Given information
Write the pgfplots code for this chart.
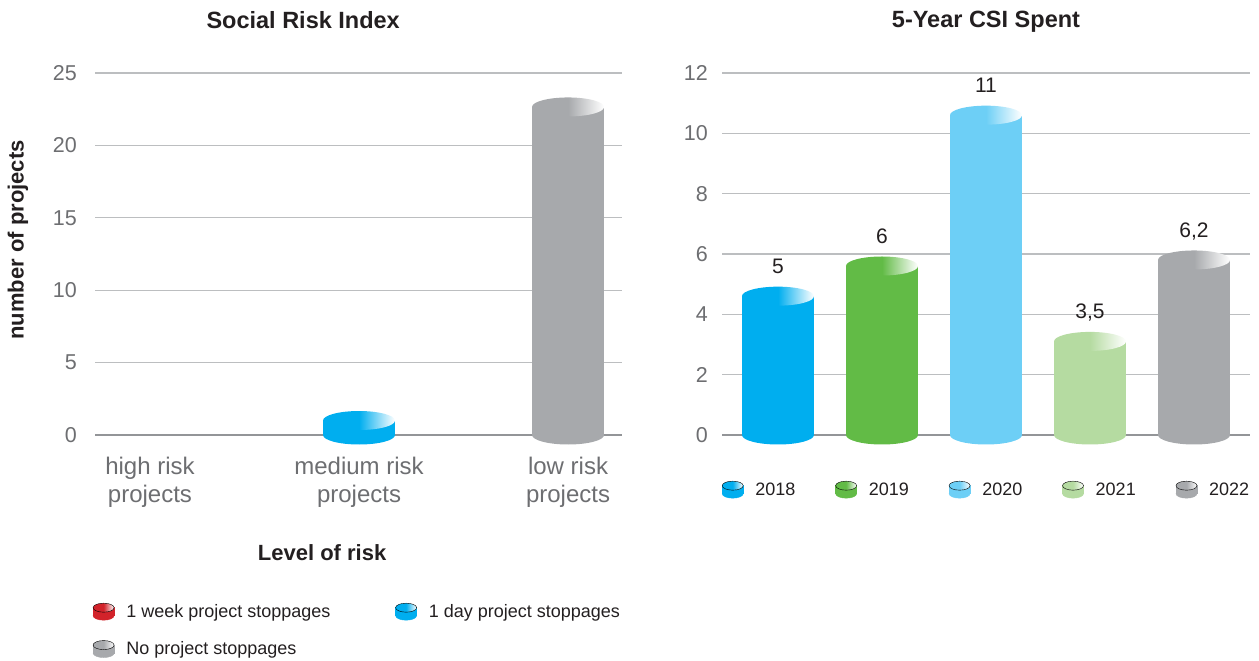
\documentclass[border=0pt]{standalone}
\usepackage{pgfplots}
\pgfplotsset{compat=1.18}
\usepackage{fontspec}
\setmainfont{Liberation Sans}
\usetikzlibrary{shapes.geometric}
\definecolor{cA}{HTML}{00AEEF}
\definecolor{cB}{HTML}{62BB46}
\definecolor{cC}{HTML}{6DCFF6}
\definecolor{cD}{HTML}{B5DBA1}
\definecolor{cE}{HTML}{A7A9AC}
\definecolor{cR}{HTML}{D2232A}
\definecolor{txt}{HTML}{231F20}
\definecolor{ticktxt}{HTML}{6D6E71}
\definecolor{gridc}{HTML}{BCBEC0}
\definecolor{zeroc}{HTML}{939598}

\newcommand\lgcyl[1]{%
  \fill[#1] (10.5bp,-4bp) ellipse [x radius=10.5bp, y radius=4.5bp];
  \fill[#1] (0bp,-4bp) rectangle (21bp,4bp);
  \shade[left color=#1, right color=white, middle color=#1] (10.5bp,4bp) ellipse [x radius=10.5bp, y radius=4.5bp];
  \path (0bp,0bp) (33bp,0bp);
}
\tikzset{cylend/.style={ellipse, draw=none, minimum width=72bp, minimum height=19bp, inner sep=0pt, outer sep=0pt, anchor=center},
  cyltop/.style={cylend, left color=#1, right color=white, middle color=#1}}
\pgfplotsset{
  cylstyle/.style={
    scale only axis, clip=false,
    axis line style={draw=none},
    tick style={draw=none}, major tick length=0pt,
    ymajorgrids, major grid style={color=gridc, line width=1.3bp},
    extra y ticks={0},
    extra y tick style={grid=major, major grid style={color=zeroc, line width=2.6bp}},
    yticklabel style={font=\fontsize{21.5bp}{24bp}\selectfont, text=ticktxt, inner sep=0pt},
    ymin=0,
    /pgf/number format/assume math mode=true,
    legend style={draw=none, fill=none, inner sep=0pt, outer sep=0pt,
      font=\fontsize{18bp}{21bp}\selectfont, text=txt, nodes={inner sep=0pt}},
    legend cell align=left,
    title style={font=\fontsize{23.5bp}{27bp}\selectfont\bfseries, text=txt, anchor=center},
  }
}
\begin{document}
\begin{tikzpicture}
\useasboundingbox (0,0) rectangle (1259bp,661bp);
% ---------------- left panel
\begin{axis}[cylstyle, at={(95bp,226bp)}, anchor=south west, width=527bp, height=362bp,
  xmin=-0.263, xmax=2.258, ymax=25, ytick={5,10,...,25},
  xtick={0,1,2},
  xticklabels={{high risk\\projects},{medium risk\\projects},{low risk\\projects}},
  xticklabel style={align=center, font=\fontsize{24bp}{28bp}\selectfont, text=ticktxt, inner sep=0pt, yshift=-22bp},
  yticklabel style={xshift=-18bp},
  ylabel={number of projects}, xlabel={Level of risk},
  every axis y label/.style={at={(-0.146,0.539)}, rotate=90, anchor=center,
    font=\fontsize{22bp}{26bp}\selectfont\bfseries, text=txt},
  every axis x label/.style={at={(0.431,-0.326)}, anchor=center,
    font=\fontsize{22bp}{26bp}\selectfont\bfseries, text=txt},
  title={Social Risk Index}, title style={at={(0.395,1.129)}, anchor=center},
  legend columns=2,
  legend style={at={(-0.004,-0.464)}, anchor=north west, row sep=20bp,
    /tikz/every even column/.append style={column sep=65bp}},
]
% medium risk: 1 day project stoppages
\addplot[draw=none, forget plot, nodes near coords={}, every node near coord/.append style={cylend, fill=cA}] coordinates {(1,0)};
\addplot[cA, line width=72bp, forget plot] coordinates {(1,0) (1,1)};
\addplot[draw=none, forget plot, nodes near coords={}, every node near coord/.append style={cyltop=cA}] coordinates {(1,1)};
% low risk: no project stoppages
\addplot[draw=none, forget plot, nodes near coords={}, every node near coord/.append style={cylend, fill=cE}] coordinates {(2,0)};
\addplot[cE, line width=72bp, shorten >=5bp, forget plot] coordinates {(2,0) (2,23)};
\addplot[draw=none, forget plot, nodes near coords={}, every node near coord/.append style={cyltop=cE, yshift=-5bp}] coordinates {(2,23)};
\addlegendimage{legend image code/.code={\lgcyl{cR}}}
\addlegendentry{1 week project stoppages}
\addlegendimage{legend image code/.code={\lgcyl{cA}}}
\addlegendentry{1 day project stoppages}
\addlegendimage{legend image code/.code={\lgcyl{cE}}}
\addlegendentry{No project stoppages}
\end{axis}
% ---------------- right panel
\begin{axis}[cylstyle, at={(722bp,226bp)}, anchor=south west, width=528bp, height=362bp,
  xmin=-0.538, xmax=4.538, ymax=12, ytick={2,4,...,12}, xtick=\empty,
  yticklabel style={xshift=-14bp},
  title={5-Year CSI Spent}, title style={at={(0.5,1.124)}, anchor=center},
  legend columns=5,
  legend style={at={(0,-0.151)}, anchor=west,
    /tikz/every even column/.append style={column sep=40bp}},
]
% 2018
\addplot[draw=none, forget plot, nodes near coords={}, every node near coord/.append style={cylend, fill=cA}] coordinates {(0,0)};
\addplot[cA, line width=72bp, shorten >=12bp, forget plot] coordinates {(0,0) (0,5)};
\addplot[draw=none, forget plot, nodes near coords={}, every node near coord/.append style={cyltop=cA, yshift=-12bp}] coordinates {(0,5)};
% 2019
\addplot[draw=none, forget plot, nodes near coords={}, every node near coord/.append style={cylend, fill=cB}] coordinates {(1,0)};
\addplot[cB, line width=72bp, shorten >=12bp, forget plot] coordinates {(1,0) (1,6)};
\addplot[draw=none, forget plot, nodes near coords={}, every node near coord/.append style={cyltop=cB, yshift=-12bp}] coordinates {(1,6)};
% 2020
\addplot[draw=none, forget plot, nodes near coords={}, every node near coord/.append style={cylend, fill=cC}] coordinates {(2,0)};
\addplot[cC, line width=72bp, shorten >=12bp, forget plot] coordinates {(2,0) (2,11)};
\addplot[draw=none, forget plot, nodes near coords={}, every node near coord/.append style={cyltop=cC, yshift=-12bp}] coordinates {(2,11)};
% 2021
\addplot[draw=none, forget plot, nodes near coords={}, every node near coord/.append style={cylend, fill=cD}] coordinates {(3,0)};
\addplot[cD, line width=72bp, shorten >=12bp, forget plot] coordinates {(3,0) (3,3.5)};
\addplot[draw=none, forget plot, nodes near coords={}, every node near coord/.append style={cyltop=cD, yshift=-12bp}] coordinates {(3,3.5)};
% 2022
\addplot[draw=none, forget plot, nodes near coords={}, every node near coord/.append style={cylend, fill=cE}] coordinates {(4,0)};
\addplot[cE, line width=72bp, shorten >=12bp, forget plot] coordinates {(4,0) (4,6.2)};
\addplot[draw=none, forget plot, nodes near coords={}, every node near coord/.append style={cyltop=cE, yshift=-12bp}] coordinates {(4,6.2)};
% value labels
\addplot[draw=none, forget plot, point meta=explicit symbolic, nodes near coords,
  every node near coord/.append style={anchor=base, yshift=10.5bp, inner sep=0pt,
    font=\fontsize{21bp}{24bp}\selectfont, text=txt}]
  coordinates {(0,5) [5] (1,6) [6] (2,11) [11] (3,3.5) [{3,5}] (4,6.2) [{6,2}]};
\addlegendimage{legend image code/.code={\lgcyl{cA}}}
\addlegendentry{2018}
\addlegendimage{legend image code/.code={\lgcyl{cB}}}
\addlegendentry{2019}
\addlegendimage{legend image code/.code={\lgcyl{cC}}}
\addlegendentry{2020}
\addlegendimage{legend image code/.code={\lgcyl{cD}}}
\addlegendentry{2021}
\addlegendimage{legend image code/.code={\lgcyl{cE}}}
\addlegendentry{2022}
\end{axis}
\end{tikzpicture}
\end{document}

What is needed
Omit every picture while copying the listing above exactly.

Reply to the exercise
Write the pgfplots code for this chart.
\documentclass[border=0pt]{standalone}
\usepackage{pgfplots}
\pgfplotsset{compat=1.18}
\usepackage{fontspec}
\setmainfont{Liberation Sans}
\usetikzlibrary{shapes.geometric}
\definecolor{cA}{HTML}{00AEEF}
\definecolor{cB}{HTML}{62BB46}
\definecolor{cC}{HTML}{6DCFF6}
\definecolor{cD}{HTML}{B5DBA1}
\definecolor{cE}{HTML}{A7A9AC}
\definecolor{cR}{HTML}{D2232A}
\definecolor{txt}{HTML}{231F20}
\definecolor{ticktxt}{HTML}{6D6E71}
\definecolor{gridc}{HTML}{BCBEC0}
\definecolor{zeroc}{HTML}{939598}

\newcommand\lgcyl[1]{%
  \fill[#1] (10.5bp,-4bp) ellipse [x radius=10.5bp, y radius=4.5bp];
  \fill[#1] (0bp,-4bp) rectangle (21bp,4bp);
  \shade[left color=#1, right color=white, middle color=#1] (10.5bp,4bp) ellipse [x radius=10.5bp, y radius=4.5bp];
  \path (0bp,0bp) (33bp,0bp);
}
\tikzset{cylend/.style={ellipse, draw=none, minimum width=72bp, minimum height=19bp, inner sep=0pt, outer sep=0pt, anchor=center},
  cyltop/.style={cylend, left color=#1, right color=white, middle color=#1}}
\pgfplotsset{
  cylstyle/.style={
    scale only axis, clip=false,
    axis line style={draw=none},
    tick style={draw=none}, major tick length=0pt,
    ymajorgrids, major grid style={color=gridc, line width=1.3bp},
    extra y ticks={0},
    extra y tick style={grid=major, major grid style={color=zeroc, line width=2.6bp}},
    yticklabel style={font=\fontsize{21.5bp}{24bp}\selectfont, text=ticktxt, inner sep=0pt},
    ymin=0,
    /pgf/number format/assume math mode=true,
    legend style={draw=none, fill=none, inner sep=0pt, outer sep=0pt,
      font=\fontsize{18bp}{21bp}\selectfont, text=txt, nodes={inner sep=0pt}},
    legend cell align=left,
    title style={font=\fontsize{23.5bp}{27bp}\selectfont\bfseries, text=txt, anchor=center},
  }
}
\begin{document}
\begin{tikzpicture}
\useasboundingbox (0,0) rectangle (1259bp,661bp);
% ---------------- left panel
\begin{axis}[cylstyle, at={(95bp,226bp)}, anchor=south west, width=527bp, height=362bp,
  xmin=-0.263, xmax=2.258, ymax=25, ytick={5,10,...,25},
  xtick={0,1,2},
  xticklabels={{high risk\\projects},{medium risk\\projects},{low risk\\projects}},
  xticklabel style={align=center, font=\fontsize{24bp}{28bp}\selectfont, text=ticktxt, inner sep=0pt, yshift=-22bp},
  yticklabel style={xshift=-18bp},
  ylabel={number of projects}, xlabel={Level of risk},
  every axis y label/.style={at={(-0.146,0.539)}, rotate=90, anchor=center,
    font=\fontsize{22bp}{26bp}\selectfont\bfseries, text=txt},
  every axis x label/.style={at={(0.431,-0.326)}, anchor=center,
    font=\fontsize{22bp}{26bp}\selectfont\bfseries, text=txt},
  title={Social Risk Index}, title style={at={(0.395,1.129)}, anchor=center},
  legend columns=2,
  legend style={at={(-0.004,-0.464)}, anchor=north west, row sep=20bp,
    /tikz/every even column/.append style={column sep=65bp}},
]
% medium risk: 1 day project stoppages
\addplot[draw=none, forget plot, nodes near coords={}, every node near coord/.append style={cylend, fill=cA}] coordinates {(1,0)};
\addplot[cA, line width=72bp, forget plot] coordinates {(1,0) (1,1)};
\addplot[draw=none, forget plot, nodes near coords={}, every node near coord/.append style={cyltop=cA}] coordinates {(1,1)};
% low risk: no project stoppages
\addplot[draw=none, forget plot, nodes near coords={}, every node near coord/.append style={cylend, fill=cE}] coordinates {(2,0)};
\addplot[cE, line width=72bp, shorten >=5bp, forget plot] coordinates {(2,0) (2,23)};
\addplot[draw=none, forget plot, nodes near coords={}, every node near coord/.append style={cyltop=cE, yshift=-5bp}] coordinates {(2,23)};
\addlegendimage{legend image code/.code={\lgcyl{cR}}}
\addlegendentry{1 week project stoppages}
\addlegendimage{legend image code/.code={\lgcyl{cA}}}
\addlegendentry{1 day project stoppages}
\addlegendimage{legend image code/.code={\lgcyl{cE}}}
\addlegendentry{No project stoppages}
\end{axis}
% ---------------- right panel
\begin{axis}[cylstyle, at={(722bp,226bp)}, anchor=south west, width=528bp, height=362bp,
  xmin=-0.538, xmax=4.538, ymax=12, ytick={2,4,...,12}, xtick=\empty,
  yticklabel style={xshift=-14bp},
  title={5-Year CSI Spent}, title style={at={(0.5,1.124)}, anchor=center},
  legend columns=5,
  legend style={at={(0,-0.151)}, anchor=west,
    /tikz/every even column/.append style={column sep=40bp}},
]
% 2018
\addplot[draw=none, forget plot, nodes near coords={}, every node near coord/.append style={cylend, fill=cA}] coordinates {(0,0)};
\addplot[cA, line width=72bp, shorten >=12bp, forget plot] coordinates {(0,0) (0,5)};
\addplot[draw=none, forget plot, nodes near coords={}, every node near coord/.append style={cyltop=cA, yshift=-12bp}] coordinates {(0,5)};
% 2019
\addplot[draw=none, forget plot, nodes near coords={}, every node near coord/.append style={cylend, fill=cB}] coordinates {(1,0)};
\addplot[cB, line width=72bp, shorten >=12bp, forget plot] coordinates {(1,0) (1,6)};
\addplot[draw=none, forget plot, nodes near coords={}, every node near coord/.append style={cyltop=cB, yshift=-12bp}] coordinates {(1,6)};
% 2020
\addplot[draw=none, forget plot, nodes near coords={}, every node near coord/.append style={cylend, fill=cC}] coordinates {(2,0)};
\addplot[cC, line width=72bp, shorten >=12bp, forget plot] coordinates {(2,0) (2,11)};
\addplot[draw=none, forget plot, nodes near coords={}, every node near coord/.append style={cyltop=cC, yshift=-12bp}] coordinates {(2,11)};
% 2021
\addplot[draw=none, forget plot, nodes near coords={}, every node near coord/.append style={cylend, fill=cD}] coordinates {(3,0)};
\addplot[cD, line width=72bp, shorten >=12bp, forget plot] coordinates {(3,0) (3,3.5)};
\addplot[draw=none, forget plot, nodes near coords={}, every node near coord/.append style={cyltop=cD, yshift=-12bp}] coordinates {(3,3.5)};
% 2022
\addplot[draw=none, forget plot, nodes near coords={}, every node near coord/.append style={cylend, fill=cE}] coordinates {(4,0)};
\addplot[cE, line width=72bp, shorten >=12bp, forget plot] coordinates {(4,0) (4,6.2)};
\addplot[draw=none, forget plot, nodes near coords={}, every node near coord/.append style={cyltop=cE, yshift=-12bp}] coordinates {(4,6.2)};
% value labels
\addplot[draw=none, forget plot, point meta=explicit symbolic, nodes near coords,
  every node near coord/.append style={anchor=base, yshift=10.5bp, inner sep=0pt,
    font=\fontsize{21bp}{24bp}\selectfont, text=txt}]
  coordinates {(0,5) [5] (1,6) [6] (2,11) [11] (3,3.5) [{3,5}] (4,6.2) [{6,2}]};
\addlegendimage{legend image code/.code={\lgcyl{cA}}}
\addlegendentry{2018}
\addlegendimage{legend image code/.code={\lgcyl{cB}}}
\addlegendentry{2019}
\addlegendimage{legend image code/.code={\lgcyl{cC}}}
\addlegendentry{2020}
\addlegendimage{legend image code/.code={\lgcyl{cD}}}
\addlegendentry{2021}
\addlegendimage{legend image code/.code={\lgcyl{cE}}}
\addlegendentry{2022}
\end{axis}
\end{tikzpicture}
\end{document}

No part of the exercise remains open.